I remember gazing at the screen of Acornsoft’s Elite in my childhood wondering what the code behind those 3D images looked like.
How did they rotate like that? How did it know which lines to hide? And more importantly where I can get a good price for this cargo hold of radio-actives and platinum?
Scouring through magazines, books and the library revealed nothing. Where on Lave was this elusive magic formula?
My programming continued on a more serious tract writing first silly hacks and demo’s, then utilities and into business software as an actual paid job. In my spare time I knocked out some other developer tools, utilities, drivers and even a Flash game of pool for a National Lottery.

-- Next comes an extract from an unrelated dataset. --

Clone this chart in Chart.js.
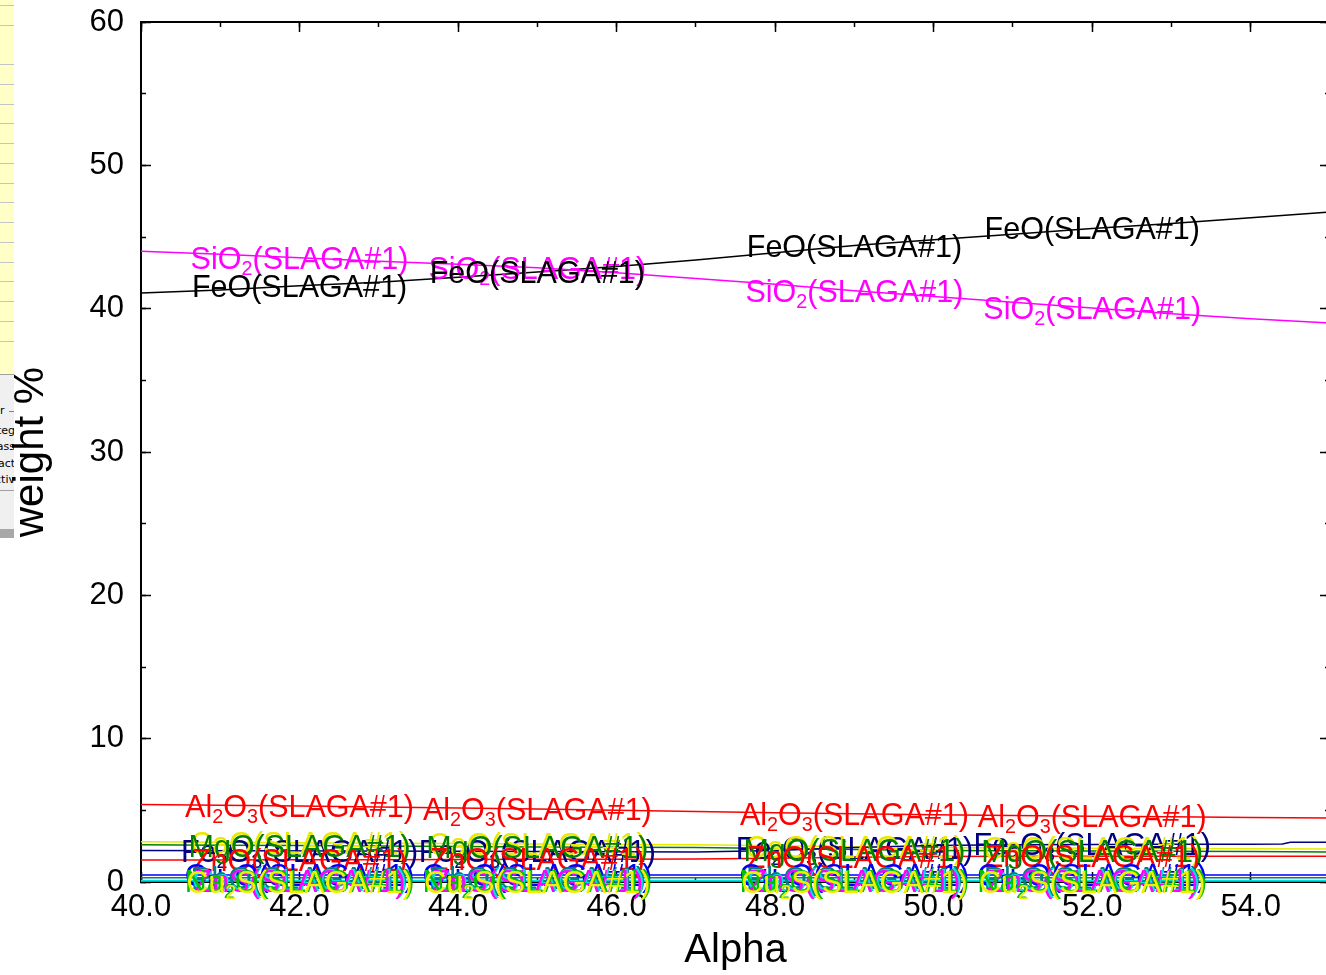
<!DOCTYPE html>
<html><head><meta charset="utf-8">
<script src="https://cdn.jsdelivr.net/npm/chart.js@4.4.1/dist/chart.umd.min.js"></script>
<style>
html,body{margin:0;padding:0;background:#fff;overflow:hidden;width:1326px;height:975px;}
#wrap{position:absolute;left:0;top:0;width:1345px;height:975px;}
#c{position:absolute;left:0;top:0;z-index:2;}
#strip{position:absolute;left:0;top:0;width:14px;height:374px;z-index:1;
 background:repeating-linear-gradient(to bottom,#ffffc6 0px,#ffffc6 5px,#c4c4c4 5px,#c4c4c4 6px,#ffffc6 6px,#ffffc6 19.75px);}
#dlg{position:absolute;left:0;top:374px;width:14px;height:163px;background:#f0f0f0;border-top:1px solid #a0a0a0;overflow:hidden;z-index:1;font:11px "DejaVu Sans",sans-serif;color:#000;}
#dlg .t{position:absolute;right:-1px;white-space:nowrap;line-height:13px;}
#dlg .ln{position:absolute;left:0;width:14px;height:1px;background:#a0a0a0;}
#dlg .sb{position:absolute;left:0;width:14px;top:154px;height:9px;background:#a8a8a8;}
</style></head>
<body>
<div id="strip"></div>
<div id="dlg">
  <div class="t" style="top:29px;">Parameter&nbsp;&nbsp;&nbsp;</div>
  <div class="ln" style="top:36px;left:9px;width:5px;background:#808080"></div>
  <div class="t" style="top:49px;">Integ</div>
  <div class="t" style="top:65px;">Mass</div>
  <div class="t" style="top:82px;">Exact</div>
  <div class="t" style="top:98px;">Activ</div>
  <div class="ln" style="top:115px;"></div>
  <div class="sb"></div>
</div>
<div id="wrap"><canvas id="c" width="1345" height="975"></canvas></div>
<script>
// ---- data (weight % vs Alpha) ----
const alpha = [40,41,42,43,44,45,46,47,48,49,50,51,52,53,54,55];
const FeO   = [41.1,41.3,41.6,41.85,42.2,42.55,42.95,43.4,43.9,44.4,44.8,45.2,45.6,45.95,46.35,46.75];
const SiO2  = [44.0,43.8,43.55,43.3,43.1,42.85,42.5,42.1,41.7,41.25,40.85,40.45,40.05,39.65,39.3,39.0];
const Al2O3 = [5.4,5.35,5.3,5.23,5.16,5.1,5.0,4.92,4.84,4.76,4.7,4.64,4.59,4.55,4.5,4.47];
const CaO   = [2.8,2.77,2.74,2.71,2.68,2.65,2.62,2.6,2.53,2.46,2.4,2.38,2.36,2.34,2.32,2.3];
const MgO   = [2.6,2.57,2.54,2.51,2.48,2.45,2.42,2.4,2.33,2.26,2.2,2.18,2.16,2.14,2.12,2.1];
const ZnO   = [1.53,1.54,1.55,1.56,1.57,1.58,1.59,1.6,1.65,1.72,1.78,1.8,1.8,1.8,1.8,1.8];
const Cu2O  = [0.48,0.48,0.48,0.48,0.48,0.48,0.48,0.48,0.48,0.48,0.49,0.49,0.49,0.49,0.49,0.49];
const PbO   = [0.3,0.3,0.3,0.3,0.3,0.3,0.3,0.3,0.3,0.3,0.3,0.3,0.3,0.3,0.3,0.3];
const CaS   = [0.1,0.1,0.1,0.1,0.1,0.1,0.1,0.1,0.1,0.1,0.1,0.1,0.1,0.1,0.1,0.1];
const ZnS   = [0.06,0.06,0.06,0.06,0.06,0.06,0.06,0.06,0.06,0.06,0.06,0.06,0.06,0.06,0.06,0.06];
const Na2O  = [0.04,0.04,0.04,0.04,0.04,0.04,0.04,0.04,0.04,0.04,0.04,0.04,0.04,0.04,0.04,0.04];
const Cu2S  = [0.02,0.02,0.02,0.02,0.02,0.02,0.02,0.02,0.02,0.02,0.02,0.02,0.02,0.02,0.02,0.02];
const alphaFe2O3 = [40,44,47,48,49,50,51,52,53,54,54.4,54.5,55];
const Fe2O3 = [2.2,2.15,2.1,2.2,2.4,2.55,2.6,2.62,2.63,2.64,2.65,2.78,2.78];
const labelAlphas = [42,45,49,52];
const xTicksMajor = 2, xTicksMinor = 1, yTicksMajor = 10, yTicksMinor = 5;
const LABEL_SUFFIX = '(SLAGA#1)';

const series = [
  {name:'SiO2',  xs:alpha, ys:SiO2,  color:'#ff00ff'},
  {name:'FeO',   xs:alpha, ys:FeO,   color:'#000000'},
  {name:'Al2O3', xs:alpha, ys:Al2O3, color:'#ff0000'},
  {name:'Fe2O3', xs:alphaFe2O3, ys:Fe2O3, color:'#000080'},
  {name:'CaO',   xs:alpha, ys:CaO,   color:'#e8e800'},
  {name:'MgO',   xs:alpha, ys:MgO,   color:'#008000'},
  {name:'ZnO',   xs:alpha, ys:ZnO,   color:'#ff0000'},
  {name:'Cu2O',  xs:alpha, ys:Cu2O,  color:'#0000ff'},
  {name:'PbO',   xs:alpha, ys:PbO,   color:'#008080'},
  {name:'CaS',   xs:alpha, ys:CaS,   color:'#00e0e0'},
  {name:'ZnS',   xs:alpha, ys:ZnS,   color:'#ff00ff'},
  {name:'Na2O',  xs:alpha, ys:Na2O,  color:'#00c000'},
  {name:'Cu2S',  xs:alpha, ys:Cu2S,  color:'#f0f000'}
];

const FONT = '"Liberation Sans", Arial, sans-serif';
const FS = 30.5, SUBR = 0.65;

function labelParts(formula){
  const out=[];
  for (const ch of formula){
    const sub=/[0-9]/.test(ch);
    if (out.length && out[out.length-1].sub===sub) out[out.length-1].t+=ch;
    else out.push({t:ch,sub});
  }
  out.push({t:LABEL_SUFFIX,sub:false});
  return out;
}
function fontFor(sub){ return (sub?FS*SUBR:FS)+'px '+FONT; }
function valueAt(pts,a){
  for (let i=0;i<pts.length-1;i++){
    const p=pts[i], q=pts[i+1];
    if (a>=p.x && a<=q.x) return p.y+(q.y-p.y)*(a-p.x)/(q.x-p.x);
  }
  return pts[pts.length-1].y;
}

const labelPlugin = {
  id:'seriesLabels',
  afterDatasetsDraw(chart){
    const {ctx, scales:{x,y}} = chart;
    ctx.save();
    ctx.textBaseline='alphabetic';
    ctx.textAlign='left';
    chart.data.datasets.forEach(ds=>{
      const parts = labelParts(ds.label);
      let w=0;
      parts.forEach(p=>{ctx.font=fontFor(p.sub); w+=ctx.measureText(p.t).width;});
      labelAlphas.forEach(a=>{
        const xc = x.getPixelForValue(a);
        const yc = y.getPixelForValue(valueAt(ds.data,a));
        let xx = xc - w/2;
        const base = yc + 0.358*FS;
        ctx.fillStyle = ds.borderColor;
        parts.forEach(p=>{
          ctx.font=fontFor(p.sub);
          ctx.fillText(p.t, xx, p.sub ? base+0.2*FS : base);
          xx += ctx.measureText(p.t).width;
        });
      });
    });
    ctx.restore();
  }
};

function mkGrid(len){ return {display:true, drawOnChartArea:false, drawTicks:true, tickLength:len, tickColor:'#000', tickWidth:1.5}; }
function noPad(s){ s.paddingTop=0; s.paddingBottom=0; s.paddingLeft=0; s.paddingRight=0; }
const fixW = w => (s => { s.width = w; noPad(s); });
const fixH = h => (s => { s.height = h; noPad(s); });
const tickFont = {family:FONT, size:31};
const border = {display:true, color:'#000', width:2};

new Chart(document.getElementById('c'), {
  type:'line',
  data:{
    datasets: series.map(s=>({
      label:s.name,
      data:s.xs.map((v,i)=>({x:v,y:s.ys[i]})),
      borderColor:s.color,
      backgroundColor:s.color,
      borderWidth:1.5,
      pointRadius:0,
      tension:0,
      fill:false
    }))
  },
  options:{
    responsive:false, animation:false, devicePixelRatio:1,
    layout:{padding:{left:0, top:22, right:15, bottom:0}},
    plugins:{legend:{display:false}, tooltip:{enabled:false}},
    scales:{
      x:{type:'linear', position:'bottom', weight:1, min:40, max:55,
        ticks:{stepSize:xTicksMajor, includeBounds:false, padding:17, color:'#000', font:tickFont, autoSkip:false, maxRotation:0,
          callback:v=>Number(v).toFixed(1)},
        grid:mkGrid(-10), border:border,
        title:{display:true, text:'Alpha', color:'#000', font:{family:FONT, size:40}, padding:{top:0,bottom:0}},
        afterFit:fixH(93)},
      xMinor:{type:'linear', axis:'x', position:'bottom', weight:0, min:40, max:55,
        ticks:{display:false, stepSize:xTicksMinor}, grid:mkGrid(-5), border:{display:false}, afterFit:fixH(0)},
      xTop:{type:'linear', axis:'x', position:'top', weight:1, min:40, max:55,
        ticks:{display:false, stepSize:xTicksMajor}, grid:mkGrid(-10), border:border, afterFit:fixH(0)},
      xTopMinor:{type:'linear', axis:'x', position:'top', weight:0, min:40, max:55,
        ticks:{display:false, stepSize:xTicksMinor}, grid:mkGrid(-5), border:{display:false}, afterFit:fixH(0)},
      y:{type:'linear', position:'left', weight:1, min:0, max:60,
        ticks:{stepSize:yTicksMajor, padding:27, color:'#000', font:tickFont},
        grid:mkGrid(-10), border:border,
        title:{display:true, text:'weight %', color:'#000', font:{family:FONT, size:42}, padding:{top:6,bottom:0}},
        afterFit:fixW(141)},
      yMinor:{type:'linear', axis:'y', position:'left', weight:0, min:0, max:60,
        ticks:{display:false, stepSize:yTicksMinor}, grid:mkGrid(-5), border:{display:false}, afterFit:fixW(0)},
      yRight:{type:'linear', axis:'y', position:'right', weight:1, min:0, max:60,
        ticks:{display:false, stepSize:yTicksMajor}, grid:mkGrid(-10), border:border, afterFit:fixW(0)},
      yRightMinor:{type:'linear', axis:'y', position:'right', weight:0, min:0, max:60,
        ticks:{display:false, stepSize:yTicksMinor}, grid:mkGrid(-5), border:{display:false}, afterFit:fixW(0)}
    }
  },
  plugins:[labelPlugin]
});
</script>
</body></html>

3D remained the elusive beast long after the information became available to me. Matrices were not something my mind wanted to grasp a second time.
We’d actually hoped to write a game a long time ago when we were younger and less informed about how much work that would involve. The only thing that survived was the company name I still use for my consulting work – Envy Technologies.
Ogre looked promising. Object-oriented design meant it could hide most of the complexity and let me get on with high-level concepts and setting properties.
If only my degree wasn’t in the way!
Still I had a play and then the lure of Microsoft’s XNA came along.
Based on .NET Framework 2 and C# – the very two technologies I use day-in day-out to write those aforementioned serious apps. Write a game once and deploy it to the PC and Xbox 360 and from C# – a more enjoyable experience than the last C++ stuff I did (under DOS!)
XNA has been interesting to mess with at least on the 3D front. I’ve managed with not too much effort to plot a pyramid on the screen using co-ordinates I figured out, get it bobbing about a bit and changing the color via vertex and pixel shaders respectively and even get it and the viewpoint spinning round from the 360 controller.
From there on you find yourself soon needing features that aren’t there and you have to build yourself or acquire an engine to do it. The managed nature of XNA means that any engine you want to use will have to be specifically written for XNA itself – I guess Garage Games is hoping to cash in once XNA 1.0 gets out with their XNA engine Torque X.
Steve popped round this weekend for a chat about the usual geek topics we discuss I was very grateful that he lent me one of his complementary copies of Pro Ogre 3D Programming (he was technical reviewer and wrote the foreword).
I’m only at the end of Chapter 3 so far and with the exception of wondering what Scene Graphs were I’m still following everything.
Maybe I’ll be able to escape my 2D prison soon.